TF32 Training on Ampere?
There seems to be discussion (various threads and git issues) about whether T5 arch is just inherently unstable and that frequent FP16 NaN isn’t a bug in the transformers implementation or in user training arguments but may be unavoidable in true FP16 mode.
I would like to bring into this discussion that when i run the mesh tensorflow version of T5 from the research repo (https://github.com/google-research/text-to-text-transfer-transformer) on TPU on my data set its rock solid 16 bit training (I assume because of the wider range capability of bf16 support). On the same data set I essentially can never get fp16 working on anything larger than t5-small with HuggingFace (with adafactor, with and without lr warming, native/apex(1/2/3) ect)

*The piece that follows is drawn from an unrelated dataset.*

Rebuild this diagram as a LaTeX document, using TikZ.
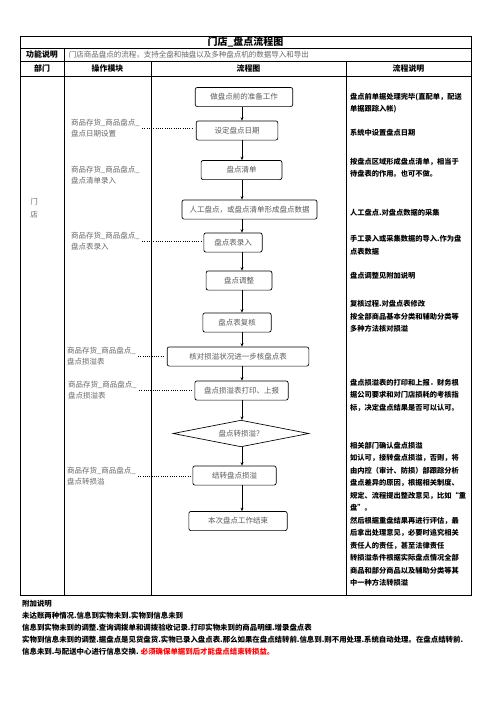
\documentclass[tikz,border=0pt]{standalone}
\usepackage{fontspec}
\setmainfont{Noto Sans CJK SC}
\usepackage{tikz}
\usetikzlibrary{arrows.meta,positioning,shapes.geometric}

\begin{document}
\begin{tikzpicture}[
  x=1.2pt, y=-1.2pt,
  grid/.style={line width=0.7pt},
  hd/.style={font=\bfseries\fontsize{9.5}{11}\selectfont},
  box/.style={draw, rounded corners=2.5pt, line width=0.8pt, minimum height=23pt, inner sep=1pt, text=black!65, font=\fontsize{9}{11}\selectfont},
  dec/.style={draw, diamond, shape aspect=5, inner sep=0pt, minimum width=163pt, minimum height=32pt, line width=0.8pt, text=black!65, font=\fontsize{9}{11}\selectfont},
  mod/.style={anchor=west, align=left, inner sep=0pt, text=black!60, font=\fontsize{9}{13.2}\selectfont},
  note/.style={anchor=west, align=left, inner sep=0pt, font=\bfseries\fontsize{8.7}{15}\selectfont},
  flow/.style={-{Stealth[length=4pt,width=3.5pt]}, line width=0.7pt},
  link/.style={dotted, line width=0.7pt, shorten <=3pt, shorten >=3pt}
]
\useasboundingbox (0,0) rectangle (496,702);

% table
\draw[grid] (20,36) rectangle (471,595);
\draw[grid] (20,48) -- (471,48);
\draw[grid] (20,61) -- (471,61);
\draw[grid] (20,76) -- (471,76);
\draw[grid] (64,48) -- (64,595);
\draw[grid] (151,61) -- (151,595);
\draw[grid] (346,61) -- (346,595);

\node[font=\bfseries\fontsize{12}{14}\selectfont] (title) at (245.5,42) {门店\_盘点流程图};
\node[hd] (func) at (42,55) {功能说明};
\node[anchor=west, text=black!60, font=\fontsize{9}{11}\selectfont] (funct) at (66,55) {门店商品盘点的流程，支持全盘和抽盘以及多种盘点机的数据导入和导出};
\node[hd] (h1) at (42,68.5) {部门};
\node[hd] (h2) at (107.5,68.5) {操作模块};
\node[hd] (h3) at (248.5,68.5) {流程图};
\node[hd] (h4) at (408.5,68.5) {流程说明};

\node[text=black!60, align=center, font=\fontsize{9}{15}\selectfont] (dept) at (34,208) {门\\店};

% operation modules
\node[mod] (m1) at (71,128.5) {商品存货\_商品盘点\_\\盘点日期设置};
\node[mod] (m2) at (71,175.5) {商品存货\_商品盘点\_\\盘点清单录入};
\node[mod] (m3) at (71,241.5) {商品存货\_商品盘点\_\\盘点表录入};
\node[mod] (m4) at (67,356.5) {商品存货\_商品盘点\_\\盘点损溢表};
\node[mod] (m5) at (68,390.5) {商品存货\_商品盘点\_\\盘点损溢表};
\node[mod] (m6) at (67,476) {商品存货\_商品盘点\_\\盘点转损溢};

% flow chart
\coordinate (spine) at (242,0);
\node[box, minimum width=117pt] (b1) at (244,97) {做盘点前的准备工作};
\node[box, minimum width=98pt] (b2) at (237,130.5) {设定盘点日期};
\node[box, minimum width=97pt] (b3) at (241.5,170) {盘点清单};
\node[box, minimum width=162pt] (b4) at (249.5,209.5) {人工盘点，或盘点清单形成盘点数据};
\node[box, minimum width=70pt] (b5) at (233,242.5) {盘点表录入};
\node[box, minimum width=79pt] (b6) at (239,280.5) {盘点调整};
\node[box, minimum width=82pt] (b7) at (237,322.5) {盘点表复核};
\node[box, minimum width=170pt] (b8) at (238,356.5) {核对损溢状况进一步核盘点表};
\node[box, minimum width=112pt] (b9) at (241.5,390.5) {盘点损溢表打印、上报};
\node[dec] (dia) at (241,433.5) {盘点转损溢？};
\node[box, minimum width=100pt] (b10) at (234.5,475.5) {结转盘点损溢};
\node[box, minimum width=118pt] (b11) at (238,521) {本次盘点工作结束};

\foreach \a/\b in {b1/b2, b2/b3, b3/b4, b4/b5, b5/b6, b6/b7, b7/b8, b8/b9, b9/dia, dia/b10, b10/b11}
  \draw[flow] (spine |- \a.south) -- (spine |- \b.north);

\draw[link] (m1.east) -- (m1.east -| b2.west);
\draw[link] (m3.east) -- (m3.east -| b5.west);
\draw[link] (m4.east) -- (m4.east -| b8.west);
\draw[link] (m5.east) -- (m5.east -| b9.west);
\draw[link] (m6.east) -- (m6.east -| b10.west);

% descriptions
\node[note] (d1) at (350,103) {盘点前单据处理完毕(直配单，配送\\单据跟踪入帐)};
\node[note] (d2) at (350,133) {系统中设置盘点日期};
\node[note] (d3) at (350,167.5) {按盘点区域形成盘点清单，相当于\\待盘表的作用。也可不做。};
\node[note] (d4) at (350,213) {人工盘点.对盘点数据的采集};
\node[note] (d5) at (350,245) {手工录入或采集数据的导入.作为盘\\点表数据};
\node[note] (d6) at (350,276) {盘点调整见附加说明};
\node[note] (d7) at (350,316.5) {复核过程.对盘点表修改\\按全部商品基本分类和辅助分类等\\多种方法核对损溢};
\node[note] (d8) at (350,395) {盘点损溢表的打印和上报．财务根\\据公司要求和对门店损耗的考核指\\标，决定盘点结果是否可以认可。};
\node[note] (d9) at (350,514) {相关部门确认盘点损溢\\如认可，接转盘点损溢，否则，将\\由内控（审计、防损）部跟踪分析\\盘点差异的原因，根据相关制度、\\规定、流程提出整改意见，比如“重\\盘”。\\然后根据重盘结果再进行评估，最\\后拿出处理意见，必要时追究相关\\责任人的责任，甚至法律责任\\转损溢条件根据实际盘点情况全部\\商品和部分商品以及辅助分类等其\\中一种方法转损溢};

% notes
\node[note, font=\bfseries\fontsize{8.9}{14.4}\selectfont] (extra) at (22,628) {附加说明\\未达账两种情况.信息到实物未到.实物到信息未到\\信息到实物未到的调整.查询调拨单和调拨验收记录.打印实物未到的商品明细.增录盘点表\\实物到信息未到的调整.据盘点是见货盘货.实物已录入盘点表.那么如果在盘点结转前.信息到.则不用处理.系统自动处理。在盘点结转前.\\信息未到.与配送中心进行信息交换. {\color{red}必须确保单据到后才能盘点结束转损益。}};
\end{tikzpicture}
\end{document}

For workflow reasons using the research mesh code is not going to be an option and I need to get the 3B model training on GPUs which will require ~16bit compute in order to fit in ~32-48GB gpu.
Ampere gpus supports a similar size TF32 (18bit vs 16 bit for BF16 on TPU). Has anyone tried (or even have access to) an A100 GPU to see if TF32 solves the issue here?
EDIT: it looks like Ampere also natively support BF16. So that looks like a good way to compare T5 mesh on TPU with T5 HF on Ampere both using BF16.